I was going to send in my post card, but since I posted it here, I guess it is no longer a secret. Saves me some postage, anyway.
POSTSECRET is a blog of scanned in post cards (maybe they use something like my cool hp scanjet 4600.) People mail their homemade post cards anonymously, each one with a secret written on it. Having people make their own cards avoids copyright problems (which I probably have here) and works as a natural deterrent to phonies. Avoiding fakes is important because the true attraction of the site is its high reality quotient.
Browsing the cards you come across a sprinkling of the humorous and the obvious, but most of the cards contain some fact that would really put a hole in the story the author has built around themselves in their everyday life. Such frailty of the human condition has an appeal that cannot be denied.
I think we like to see the struggles and failures of others. Whether watching a car wreck on the side of the freeway or seeing a celebrity get fat, pregnant, divorced and bankrupt in line at the super market. It might be a misguided side effect of Competitiveness, i.e. if someone is losing, we must be winning, but I have not seen any studies to support this. One thing I have seen is that reality shows prey on this condition like the mosquitoes in my backyard come after warm blood. Putting people in zero sum games and goading on the subsequent blood bath is formula in this genre.

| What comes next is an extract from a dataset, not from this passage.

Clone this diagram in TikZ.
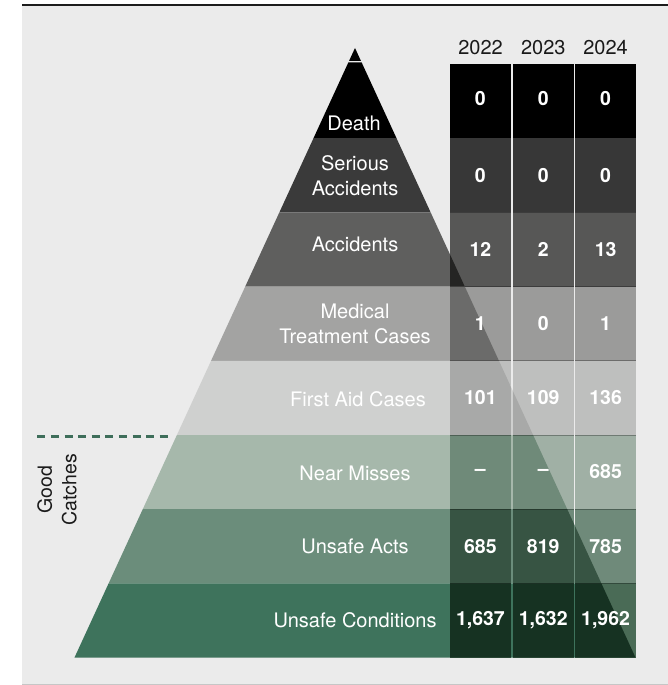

Someone like Howard Stern might get a lot of heat for this sort of spectacle, but his shows seem at least somewhat organic and free flowing. Worse to my tastes are shows like Survivor in which the players are programmed (in the Jim Jones sense of the word) and manipulated into the desirously ugly behavior. On those shows we get a double dose, with the actors going at each other’s throats and the producers putting their thumb on everyone. POSTSECRET falls more in the emergent/raw side in its production, but I have to argue against its claim to being art.
At the risk of limiting by defining, I see art is an individual’s filter on the world. It is the expression of one interpreting the condition of the rest. Art can, even in its most raw and detailed form, provide an abstraction to a larger view. Each post card on its own can stand up as art, but taken together they are something different. Together, they are just too real.